NLP Insight Filter [June 12 2024]
What NLP people are talking about this week on Twitter/X
Tl;dr: Two evaluation/dataset papers for this week. The first one looks at errors in the MMLU benchmark. MMLU is probably in the top 3 most used NLU benchmarks, so finding errors in this benchmark is sort of a big deal. The paper then proposes a methodology for removing these errors. Also, you’ve probably heard about the Chatbot Arena - a benchmark to evaluate generative chatbots. Now there’s GenAI Arena which is basically Chatbot Arena but for multimodal models.
FYI: My ‘popularity emoji’ is based on aggregate statistics of how many people have engaged with a paper on Twitter/X (as well as my own subjective personal interest).

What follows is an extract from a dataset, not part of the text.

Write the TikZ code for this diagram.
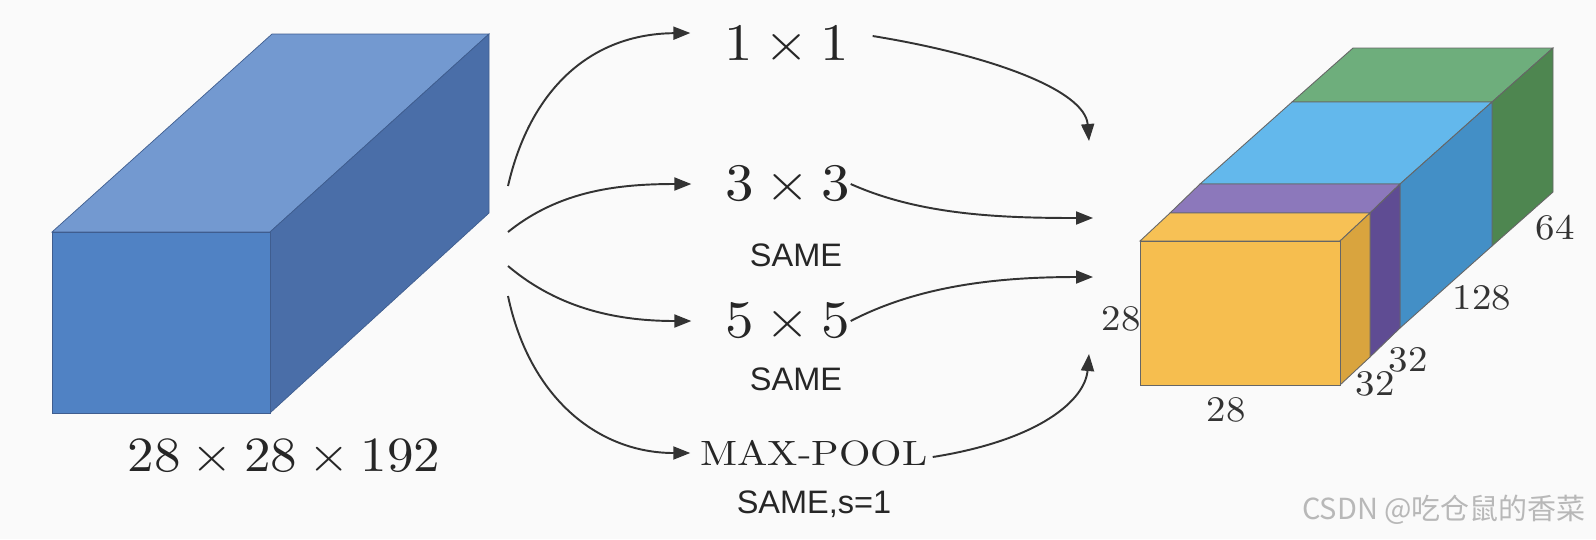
\documentclass[tikz,border=0pt]{standalone}
\usepackage{fontspec}
\usepackage{tikz}
\usetikzlibrary{arrows.meta}
\newfontfamily\sansf{Liberation Sans}
\newfontfamily\opfont{lmroman10-regular}[Extension=.otf, FakeStretch=1.08]
\newfontfamily\poolfont{lmroman10-regular}[Extension=.otf, FakeStretch=1.15]
\newfontfamily\cjk{Noto Sans CJK SC}
\newcommand{\by}{\hspace{0.222em}×\hspace{0.222em}}

\definecolor{inFront}{HTML}{5082C4}
\definecolor{inTop}{HTML}{7399D0}
\definecolor{inSide}{HTML}{4A6EA8}
\definecolor{yelTop}{HTML}{F7C155}
\definecolor{yelFront}{HTML}{F6BE4F}
\definecolor{yelSide}{HTML}{D9A43E}
\definecolor{purTop}{HTML}{8C78BB}
\definecolor{purSide}{HTML}{5F4C93}
\definecolor{bluTop}{HTML}{63B8EC}
\definecolor{bluSide}{HTML}{438FC6}
\definecolor{grnTop}{HTML}{6EAE7C}
\definecolor{grnSide}{HTML}{4E8650}

\tikzset{
  flow/.style={draw=black!80, line width=1.1pt, -{Triangle[length=0.34cm,width=0.26cm]}},
  op/.style={inner sep=0pt, text=black!85, font=\opfont\fontsize{30}{34}\selectfont},
  pad/.style={inner sep=0pt, text=black!85, font=\sansf\fontsize{18.5}{20}\selectfont},
  dim/.style={inner sep=0pt, text=black!80, font=\opfont\fontsize{20.5}{24}\selectfont},
  face/.style={draw=black!60, line width=0.5pt},
  inface/.style={draw=inSide!85!black, line width=0.4pt},
}

\begin{document}
\begin{tikzpicture}[x=0.02cm, y=-0.02cm]
  \useasboundingbox[fill=white!98!black] (0,0) rectangle (1596,539);

  % input volume
  \filldraw[inface, fill=inTop] (52,232) -- (272,34) -- (489,34) -- (270,232) -- cycle;
  \filldraw[inface, fill=inSide] (270,232) -- (489,34) -- (489,213) -- (270,413) -- cycle;
  \filldraw[inface, fill=inFront] (52,232) rectangle (270,413);
  \node (size) at (284,456) [op, font=\opfont\fontsize{28}{30}\selectfont] {28\by28\by192};

  % branches
  \node (n11) at (787,43) [op] {1\by1};
  \node (n33) at (788,184) [op] {3\by3};
  \node (s33) at (796,255) [pad] {SAME};
  \node (n55) at (788,321) [op] {5\by5};
  \node (s55) at (796,379) [pad] {SAME};
  \node (pool) at (814,453) [op, font=\poolfont\fontsize{20}{22}\selectfont] {MAX-POOL};
  \node (spool) at (814,504) [pad] {SAME,s=1};

  % free ends at the volumes
  \coordinate (a1) at (508,186);
  \coordinate (a2) at (508,232);
  \coordinate (a3) at (508,266);
  \coordinate (a4) at (508,296);
  \coordinate (b1) at (1089,141);
  \coordinate (b2) at (1093,218);
  \coordinate (b3) at (1093,277);
  \coordinate (b4) at (1089,354);

  \draw[flow] (a1) .. controls (530,90) and (590,34) .. ([xshift=-0.68cm,yshift=0.2cm]n11.west);
  \draw[flow] (a2) .. controls (560,190) and (620,184) .. ([xshift=-0.68cm]n33.west);
  \draw[flow] (a3) .. controls (560,310) and (620,321) .. ([xshift=-0.68cm]n55.west);
  \draw[flow] (a4) .. controls (530,400) and (600,453) .. ([xshift=-0.2cm]pool.west);

  \draw[flow] ([xshift=0.46cm,yshift=0.14cm]n11.east) .. controls (990,55) and (1085,90) .. (b1);
  \draw[flow] (n33.east) .. controls (920,215) and (1000,218) .. (b2);
  \draw[flow] (n55.east) .. controls (920,285) and (1000,277) .. (b3);
  \draw[flow] ([xshift=0.1cm,yshift=-0.08cm]pool.east) .. controls (1040,440) and (1085,400) .. (b4);

  % output volume
  \filldraw[face, fill=grnTop] (1292,102) -- (1353,48) -- (1553,48) -- (1492,102) -- cycle;
  \filldraw[face, fill=grnSide] (1492,102) -- (1553,48) -- (1553,192) -- (1492,246) -- cycle;
  \filldraw[face, fill=bluTop] (1200,184) -- (1292,102) -- (1492,102) -- (1400,184) -- cycle;
  \filldraw[face, fill=bluSide] (1400,184) -- (1492,102) -- (1492,246) -- (1400,328) -- cycle;
  \filldraw[face, fill=purTop] (1170,213) -- (1200,184) -- (1400,184) -- (1370,213) -- cycle;
  \filldraw[face, fill=purSide] (1370,213) -- (1400,184) -- (1400,328) -- (1370,357) -- cycle;
  \filldraw[face, fill=yelTop] (1140,241) -- (1170,213) -- (1370,213) -- (1340,241) -- cycle;
  \filldraw[face, fill=yelSide] (1340,241) -- (1370,213) -- (1370,357) -- (1340,385) -- cycle;
  \filldraw[face, fill=yelFront] (1140,241) rectangle (1340,385);

  \node (h28) at (1121,319) [dim] {28};
  \node (w28) at (1226,410) [dim] {28};
  \node (c32a) at (1375,384) [dim] {32};
  \node (c32b) at (1408,360) [dim] {32};
  \node (c128) at (1482,298) [dim] {128};
  \node (c64) at (1555,228) [dim] {64};

  \node (mark) at (1444,510) [inner sep=0pt, text=black!28, font=\cjk\fontsize{16.5}{18}\selectfont] {CSDN @吃仓鼠的香菜};
\end{tikzpicture}
\end{document}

Very popular (you really should know about this): 🔥
Popular (a good amount of people are discussing this): 😄
Less popular (but still worth making a mental note) : 🙂
Popularity: 😄
Maybe not. We identify and analyse errors in the popular Massive Multitask Language Understanding (MMLU) benchmark. Even though MMLU is widely adopted, our analysis demonstrates numerous ground truth errors that obscure the true capabilities of LLMs. For example, we find that 57% of the analysed questions in the Virology subset contain errors. To address this issue, we introduce a comprehensive framework for identifying dataset errors using a novel error taxonomy. Then, we create MMLU-Redux, which is a subset of 3,000 manually re-annotated questions across 30 MMLU subjects. Using MMLU-Redux, we demonstrate significant discrepancies with the model performance metrics that were originally reported. Our results strongly advocate for revising MMLU's error-ridden questions to enhance its future utility and reliability as a benchmark. Therefore, we open up MMLU-Redux for additional annotation this https URL.

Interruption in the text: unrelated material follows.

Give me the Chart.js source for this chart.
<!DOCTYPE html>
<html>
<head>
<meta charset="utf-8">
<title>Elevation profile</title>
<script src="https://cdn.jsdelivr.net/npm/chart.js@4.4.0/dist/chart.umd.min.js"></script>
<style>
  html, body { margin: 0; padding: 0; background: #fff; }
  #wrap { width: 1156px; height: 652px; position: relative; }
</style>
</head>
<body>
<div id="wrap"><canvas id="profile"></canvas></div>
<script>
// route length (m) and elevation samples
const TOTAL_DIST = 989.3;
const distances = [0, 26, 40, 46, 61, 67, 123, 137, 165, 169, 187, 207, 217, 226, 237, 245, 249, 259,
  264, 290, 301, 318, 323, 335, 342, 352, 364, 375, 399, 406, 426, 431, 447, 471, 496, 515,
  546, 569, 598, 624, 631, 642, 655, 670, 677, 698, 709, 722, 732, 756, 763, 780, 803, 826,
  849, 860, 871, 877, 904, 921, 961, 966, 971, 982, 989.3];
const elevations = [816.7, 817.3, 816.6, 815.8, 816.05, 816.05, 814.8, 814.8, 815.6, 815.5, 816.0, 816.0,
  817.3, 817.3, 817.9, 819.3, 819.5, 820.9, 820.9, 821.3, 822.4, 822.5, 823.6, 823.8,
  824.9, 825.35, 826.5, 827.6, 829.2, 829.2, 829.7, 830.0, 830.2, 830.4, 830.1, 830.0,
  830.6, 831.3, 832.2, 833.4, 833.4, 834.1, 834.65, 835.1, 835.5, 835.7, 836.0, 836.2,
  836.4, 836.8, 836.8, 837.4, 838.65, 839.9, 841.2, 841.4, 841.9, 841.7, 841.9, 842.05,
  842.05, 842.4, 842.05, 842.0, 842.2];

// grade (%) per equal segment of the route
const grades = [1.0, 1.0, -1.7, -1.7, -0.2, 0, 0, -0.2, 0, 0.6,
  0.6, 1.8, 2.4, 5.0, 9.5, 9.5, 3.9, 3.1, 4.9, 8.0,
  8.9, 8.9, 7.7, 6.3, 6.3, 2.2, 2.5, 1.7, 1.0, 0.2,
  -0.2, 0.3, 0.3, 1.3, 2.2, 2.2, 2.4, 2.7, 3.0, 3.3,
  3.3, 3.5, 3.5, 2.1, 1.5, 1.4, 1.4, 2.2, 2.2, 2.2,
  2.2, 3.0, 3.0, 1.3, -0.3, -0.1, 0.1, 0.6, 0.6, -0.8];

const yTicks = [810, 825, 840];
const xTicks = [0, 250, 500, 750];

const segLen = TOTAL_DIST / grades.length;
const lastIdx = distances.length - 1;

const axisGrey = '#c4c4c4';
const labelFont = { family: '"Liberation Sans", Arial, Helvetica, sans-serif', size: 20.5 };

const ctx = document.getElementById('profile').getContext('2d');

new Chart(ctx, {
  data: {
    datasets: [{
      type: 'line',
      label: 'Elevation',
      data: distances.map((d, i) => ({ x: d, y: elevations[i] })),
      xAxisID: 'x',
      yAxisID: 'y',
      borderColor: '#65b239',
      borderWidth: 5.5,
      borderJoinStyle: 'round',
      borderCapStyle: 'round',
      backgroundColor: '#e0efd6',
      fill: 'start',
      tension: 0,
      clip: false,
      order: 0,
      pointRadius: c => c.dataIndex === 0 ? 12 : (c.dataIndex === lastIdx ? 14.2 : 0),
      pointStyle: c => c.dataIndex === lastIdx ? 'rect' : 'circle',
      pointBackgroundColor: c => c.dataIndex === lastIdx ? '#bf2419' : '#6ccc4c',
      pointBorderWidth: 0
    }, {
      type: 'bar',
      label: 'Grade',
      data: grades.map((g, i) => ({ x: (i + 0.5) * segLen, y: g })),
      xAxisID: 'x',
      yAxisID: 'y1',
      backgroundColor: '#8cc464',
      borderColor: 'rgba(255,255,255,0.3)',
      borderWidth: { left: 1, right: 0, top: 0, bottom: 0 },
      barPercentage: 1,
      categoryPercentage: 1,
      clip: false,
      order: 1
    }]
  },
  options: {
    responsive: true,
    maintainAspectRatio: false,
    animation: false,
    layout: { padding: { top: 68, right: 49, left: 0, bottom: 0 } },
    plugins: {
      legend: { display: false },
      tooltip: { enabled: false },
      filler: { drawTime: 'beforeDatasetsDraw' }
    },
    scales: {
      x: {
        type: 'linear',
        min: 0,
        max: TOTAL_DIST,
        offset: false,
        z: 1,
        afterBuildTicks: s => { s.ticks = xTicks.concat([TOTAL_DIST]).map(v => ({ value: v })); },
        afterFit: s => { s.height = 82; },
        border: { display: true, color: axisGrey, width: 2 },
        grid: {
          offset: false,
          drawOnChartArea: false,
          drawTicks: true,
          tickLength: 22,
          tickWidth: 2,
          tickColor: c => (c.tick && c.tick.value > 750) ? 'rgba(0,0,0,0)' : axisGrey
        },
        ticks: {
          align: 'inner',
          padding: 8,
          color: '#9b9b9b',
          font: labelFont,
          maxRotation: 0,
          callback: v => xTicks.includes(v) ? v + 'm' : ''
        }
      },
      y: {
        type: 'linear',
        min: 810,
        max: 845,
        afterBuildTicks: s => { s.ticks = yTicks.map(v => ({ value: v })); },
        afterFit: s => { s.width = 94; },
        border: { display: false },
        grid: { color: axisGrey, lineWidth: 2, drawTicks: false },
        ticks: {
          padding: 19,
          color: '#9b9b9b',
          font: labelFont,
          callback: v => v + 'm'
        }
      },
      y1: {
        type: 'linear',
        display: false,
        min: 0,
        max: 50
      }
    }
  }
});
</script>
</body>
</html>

GenAI Arena: An Open Evaluation Platform for Generative Models
Popularity: 🙂
Generative AI has made remarkable strides to revolutionize fields such as image and video generation. These advancements are driven by innovative algorithms, architecture, and data. However, the rapid proliferation of generative models has highlighted a critical gap: the absence of trustworthy evaluation metrics. Current automatic assessments such as FID, CLIP, FVD, etc often fail to capture the nuanced quality and user satisfaction associated with generative outputs. This paper proposes an open platform GenAI-Arena to evaluate different image and video generative models, where users can actively participate in evaluating these models. By leveraging collective user feedback and votes, GenAI-Arena aims to provide a more democratic and accurate measure of model performance. It covers three arenas for text-to-image generation, text-to-video generation, and image editing respectively. Currently, we cover a total of 27 open-source generative models. GenAI-Arena has been operating for four months, amassing over 6000 votes from the community. We describe our platform, analyze the data, and explain the statistical methods for ranking the models. To further promote the research in building model-based evaluation metrics, we release a cleaned version of our preference data for the three tasks, namely GenAI-Bench. We prompt the existing multi-modal models like Gemini, GPT-4o to mimic human voting. We compute the correlation between model voting with human voting to understand their judging abilities. Our results show existing multimodal models are still lagging in assessing the generated visual content, even the best model GPT-4o only achieves a Pearson correlation of 0.22 in the quality subscore, and behaves like random guessing in others.